The goal of this paper is to provide empirical insight into: dairy farmers‘ perceptions of risk and
risk management, and the influence of the relationship between farmers and their dairy processing
firm on these risk perceptions. Data originate from a sample of eighty livestock farmers in
Normandy, one of the three biggest French milk production areas.

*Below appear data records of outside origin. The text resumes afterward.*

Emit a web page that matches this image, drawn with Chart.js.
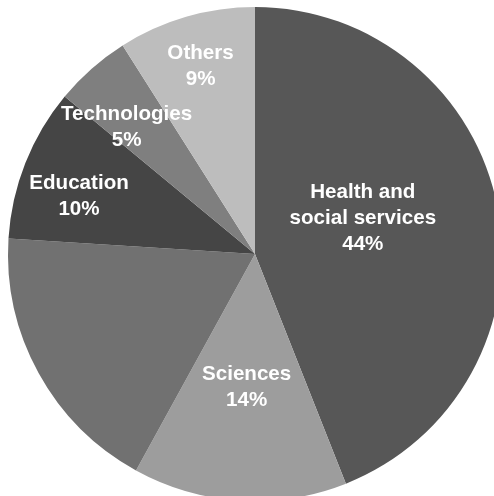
<!DOCTYPE html>
<html>
<head>
<meta charset="utf-8">
<title>Pie</title>
<script src="https://cdn.jsdelivr.net/npm/chart.js@4/dist/chart.umd.min.js"></script>
<style>
  html, body { margin: 0; padding: 0; background: #fff; overflow: hidden; }
  #wrap { width: 510px; height: 510px; }
</style>
</head>
<body>
<div id="wrap"><canvas id="pie" width="510" height="510"></canvas></div>
<script>
  // Data (clockwise from 12 o'clock)
  const categories = ['Health and\nsocial services', 'Sciences', '', 'Education', 'Technologies', 'Others'];
  const shares = [44, 14, 18, 10, 5, 9];
  const showLabel = [true, true, false, true, true, true];
  const sliceColors = ['#575757', '#9d9d9d', '#717171', '#454545', '#7f7f7f', '#bdbdbd'];

  // where each label sits: fraction of radius, angle nudge in degrees
  const labelPlace = [[0.46, -7.6], [0.54, 0], [0.5, 0], [0.75, -3.4], [0.73, -4], [0.79, 0]];

  const LABEL_FONT = 'bold 20.6px "Liberation Sans", Arial, sans-serif';
  const LINE_H = 26;

  const pieLabels = {
    id: 'pieLabels',
    afterDatasetsDraw(chart) {
      const ctx = chart.ctx;
      const meta = chart.getDatasetMeta(0);
      ctx.save();
      ctx.font = LABEL_FONT;
      ctx.fillStyle = '#ffffff';
      ctx.textAlign = 'center';
      ctx.textBaseline = 'middle';
      meta.data.forEach((arc, i) => {
        if (!showLabel[i]) return;
        const p = arc.getProps(['x', 'y', 'startAngle', 'endAngle', 'outerRadius'], true);
        const [f, nudge] = labelPlace[i];
        const mid = (p.startAngle + p.endAngle) / 2 + nudge * Math.PI / 180;
        const cx = p.x + Math.cos(mid) * p.outerRadius * f;
        const cy = p.y + Math.sin(mid) * p.outerRadius * f;
        const lines = categories[i].split('\n').concat([shares[i] + '%']);
        const top = cy - (lines.length - 1) * LINE_H / 2;
        lines.forEach((t, k) => ctx.fillText(t, cx, top + k * LINE_H));
      });
      ctx.restore();
    }
  };

  new Chart(document.getElementById('pie'), {
    type: 'pie',
    data: {
      labels: categories,
      datasets: [{
        data: shares,
        backgroundColor: sliceColors,
        borderWidth: 0
      }]
    },
    options: {
      responsive: false,
      animation: false,
      layout: { padding: { top: 7, bottom: 9, left: 8, right: 8 } },
      plugins: {
        legend: { display: false },
        tooltip: { enabled: false }
      }
    },
    plugins: [pieLabels]
  });
</script>
</body>
</html>
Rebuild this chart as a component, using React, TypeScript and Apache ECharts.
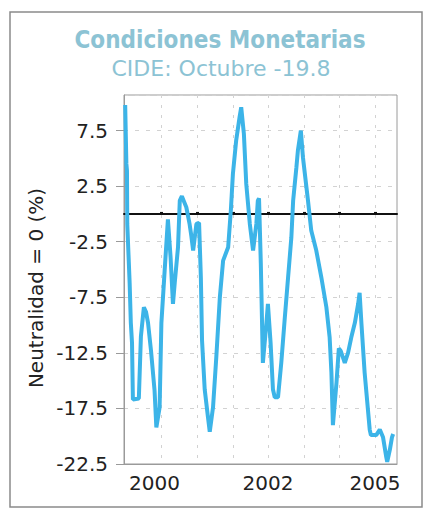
import React, { useEffect, useRef } from 'react';
import * as echarts from 'echarts';

// x position in months from the left edge of the plot, y value in %
const months = [
  0.4, 0.8, 1.0, 1.1, 1.9, 2.3, 2.7, 3.0, 5.0, 5.7, 6.7, 7.4, 8.1, 9.1, 10.3, 10.9,
  12.0, 12.6, 13.7, 14.8, 15.7, 16.5, 17.1, 18.2, 18.8, 19.5, 21.0, 22.1, 22.7, 23.3,
  24.4, 25.3, 25.9, 26.3, 27.2, 28.3, 28.9, 30.0, 31.1, 32.3, 33.4, 35.1, 36.0, 36.7,
  37.8, 39.0, 39.5, 40.4, 41.2, 42.4, 43.5, 44.6, 45.1, 45.5, 46.1, 46.8, 48.0, 48.5,
  49.4, 50.2, 50.8, 51.9, 53.0, 54.2, 55.3, 56.4, 57.0, 58.1, 58.6, 59.6, 60.3, 62.0,
  63.1, 64.8, 66.5, 68.2, 69.3, 69.9, 70.4, 71.6, 72.4, 73.0, 74.4, 75.5, 76.6, 77.8,
  78.9, 79.4, 80.0, 81.1, 82.2, 82.8, 83.2, 85.0, 86.2, 87.3, 88.4, 88.7, 89.6, 90.3,
  90.7,
];
const values = [
  9.8, 4.5, 3.9, -0.9, -6.2, -9.8, -11.6, -16.7, -16.6, -11.0, -8.4, -8.8, -9.8, -12.3, -15.9, -19.2,
  -17.4, -9.8, -5.1, -0.5, -3.9, -8.1, -6.2, -3.0, 1.2, 1.6, 0.6, -0.9, -2.0, -3.3,
  -0.9, -0.8, -5.7, -11.4, -15.8, -18.3, -19.6, -17.4, -12.9, -7.5, -4.2, -3.0, 0.3, 3.6,
  6.6, 8.8, 9.6, 7.2, 2.7, -0.9, -3.3, -0.9, 1.2, 1.4, -4.4, -13.4, -9.8, -8.1,
  -11.6, -15.8, -16.5, -16.5, -13.4, -9.3, -5.7, -2.1, 1.2, 4.2, 5.7, 7.5, 5.1, 1.2,
  -1.5, -3.3, -5.7, -8.4, -11.1, -14.3, -19.0, -15.2, -12.1, -12.3, -13.4, -12.5, -11.1, -9.8,
  -8.1, -7.1, -9.8, -14.3, -17.6, -19.4, -19.9, -19.9, -19.4, -20.1, -21.9, -22.3, -21.2, -20.1,
  -19.8,
];
const gridMonths = [12.7, 24.7, 36.7, 48.7, 60.7, 72.7, 84.7];
const xLabelMonths = [10.3, 48.5, 84.6];
const xLabels = ['2000', '2002', '2005'];
const xMin = 0;
const xMax = 92;
const yMin = -22.5;
const yMax = 10.7;
const yInterval = 5;
const titleText = 'Condiciones Monetarias';
const subtitleText = 'CIDE: Octubre -19.8';
const yAxisName = 'Neutralidad = 0 (%)';

export default function App() {
  const ref = useRef<HTMLDivElement>(null);
  useEffect(() => {
    document.body.style.margin = '0';
    const chart = echarts.init(ref.current!, null, { renderer: 'svg' });
    const titleColor = '#8cc3d4';
    chart.setOption({
      animation: false,
      backgroundColor: '#ffffff',
      grid: {
        left: 124,
        right: 32,
        top: 95,
        bottom: 48,
        show: true,
        borderColor: '#9a9a9a',
        borderWidth: 1,
        outerBoundsMode: 'none',
      },
      graphic: [
        {
          type: 'rect',
          shape: { x: 10, y: 12, width: 412, height: 495 },
          style: { fill: 'none', stroke: '#8a8a8a', lineWidth: 1.5 },
          silent: true,
          z: -1,
        },
        {
          type: 'text',
          x: 220,
          y: 40,
          style: {
            text: titleText,
            fill: titleColor,
            font: 'bold 24px "DejaVu Sans Condensed", "DejaVu Sans", sans-serif',
            align: 'center',
            verticalAlign: 'middle',
          },
        },
        {
          type: 'text',
          x: 221,
          y: 68,
          style: {
            text: subtitleText,
            fill: titleColor,
            font: '22px "DejaVu Sans", sans-serif',
            align: 'center',
            verticalAlign: 'middle',
          },
        },
        {
          type: 'text',
          x: 36,
          y: 288,
          rotation: Math.PI / 2,
          style: {
            text: yAxisName,
            fill: '#222222',
            font: '20px "DejaVu Sans", sans-serif',
            align: 'center',
            verticalAlign: 'middle',
          },
        },
      ],
      xAxis: [
        {
          type: 'value',
          min: xMin,
          max: xMax,
          position: 'bottom',
          axisLine: { show: true, onZero: false, lineStyle: { color: '#9a9a9a' } },
          axisTick: { show: false, customValues: gridMonths },
          splitLine: { show: true, lineStyle: { color: '#d2d2d2', type: [3, 7], width: 1 } },
          axisLabel: {
            customValues: xLabelMonths,
            formatter: (v: number) => {
              const i = xLabelMonths.findIndex((m) => Math.abs(m - v) < 1e-6);
              return i >= 0 ? xLabels[i] : '';
            },
            color: '#222222',
            fontFamily: 'DejaVu Sans',
            fontSize: 20,
            lineHeight: 20,
            margin: 9,
          },
        },
        {
          type: 'value',
          min: xMin,
          max: xMax,
          position: 'top',
          axisLine: { show: true, onZero: true, lineStyle: { color: '#111111', width: 2 } },
          axisTick: { show: true, customValues: gridMonths, length: 2, lineStyle: { color: '#111111', width: 3 } },
          axisLabel: { show: false },
          splitLine: { show: false },
        },
      ],
      yAxis: {
        type: 'value',
        min: yMin,
        max: yMax,
        interval: yInterval,
        axisLine: { show: true, onZero: false, lineStyle: { color: '#9a9a9a' } },
        axisTick: { show: true, length: 8, lineStyle: { color: '#9a9a9a' } },
        axisLabel: {
          showMaxLabel: false,
          color: '#222222',
          fontFamily: 'DejaVu Sans',
          fontSize: 20,
          margin: 16,
        },
        splitLine: { show: true, lineStyle: { color: '#d2d2d2', type: [4, 7], width: 1 } },
      },
      series: [
        {
          type: 'line',
          xAxisIndex: 0,
          data: months.map((m, i) => [m, values[i]]),
          showSymbol: false,
          symbol: 'none',
          lineStyle: { color: '#3cb4e8', width: 4 },
          z: 3,
        },
      ],
    });
    return () => chart.dispose();
  }, []);
  return <div ref={ref} style={{ width: 429, height: 512 }} />;
}
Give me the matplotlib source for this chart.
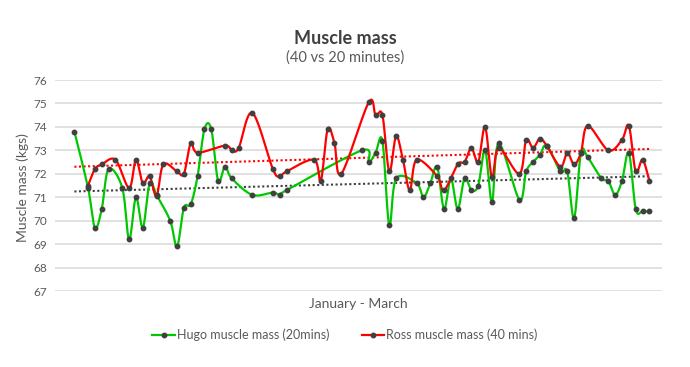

The survey was carried out
during a face-to-face interview in summer 2008. The questionnaire survey focuses on risk
perception and strategies used to manage the risk, by asking the farmers to score risks sources
and strategies on Likert-scales as in Bard and Barry (2000), and Meuwissen et al. (2001) and on
the elicitation of dairy farmers‘ risk preferences using Pennings and Garcia‘s methodology
(2001).
As in previous studies (Gunjal and Legault, 1995; Meuwissen et al., 2001; Flaten et al., 2005;
Fausti and Gillespie, 2006) we show existence of a diversified spectrum of risk preferences and
rank risk sources. Institutional risk and price volatility of inputs and outputs are perceived as the
main threat on farm income. However, our main contribution is to examine the influence of dairy
processors on farmers‘ preferences and the study attempt to establish a link between the type
of contractors (eg. private vs. cooperative) and farm managers‘ risk aversion.